Joanna Rutkowska is a Polish white-hat hacker who uses her expertise to ensure computer security. She is one of the designers of  Qubes OS, which uses the concept of “security by compartmentalization”.
 
Ana de Sousa Nzingha was the queen of the Ndongo and Matamba Kingdoms in what is now modern-day Angola. Nzinga  fought for the freedom of her people  against the Portuguese, who were colonizing the area at the time.
 
Grace Hopper was an American computer scientist and United States Navy rear admiral. Hopper was the first programmer to devise the theory of machine-independent programming languages such as COBOL .
 
Billie Holiday was an American  singer of blues and jazz.
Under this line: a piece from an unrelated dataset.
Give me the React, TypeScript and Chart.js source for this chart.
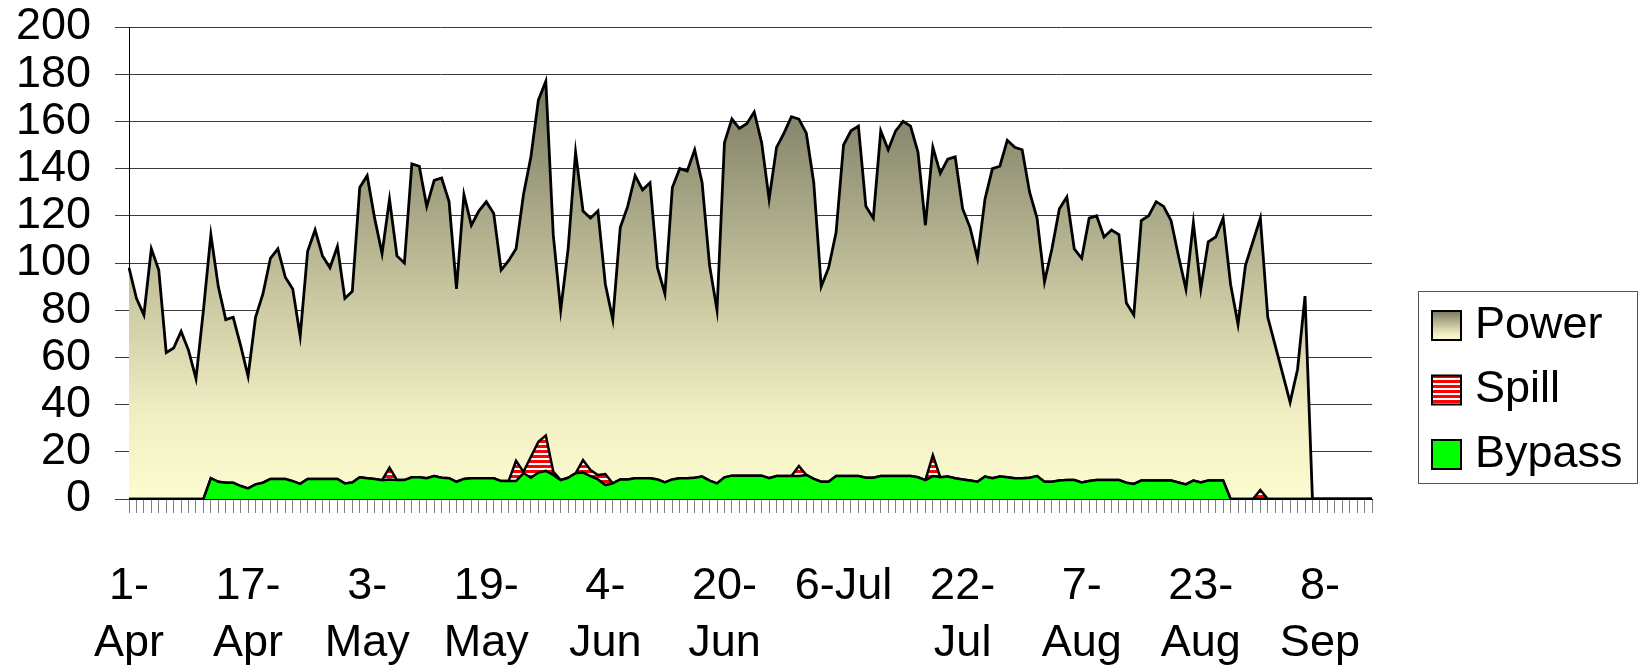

She pioneered a vocal style, influenced by jazz instruments, that featured a new way of phrasing and using tempo. She was famous for her ability to improvise.
 
Mari Curie was a Polish physicist and chemist who conducted pioneering research on radioactivity. She was the first woman to win the Nobel prize for her work, and the first person to win two Nobel prizes.There were many more creches, and many more names, but these were the ones I used for the more significant characters.
 
I found it surprisingly tricky to navigate this unusual family structure. Imagine a society where love and romance is entirely separated from childbearing. Mechanical wombs and professional parents conjure up an image of sterility or loveless institutions. I wanted to show that this would not necessarily be the case. Family life aboard the Tohorā is loving, messy, frustrating, rewarding and chaotic, just as it is in our world.

We Broke the Moon is Hope Punk Science Fiction, a genre that focuses on friendship, love, and a hopeful, can-do approach to the challenges the characters face. It features a virtual reality game on a spaceship in deep space, teenage hackers, talking cats, and a rogue artificial intelligence.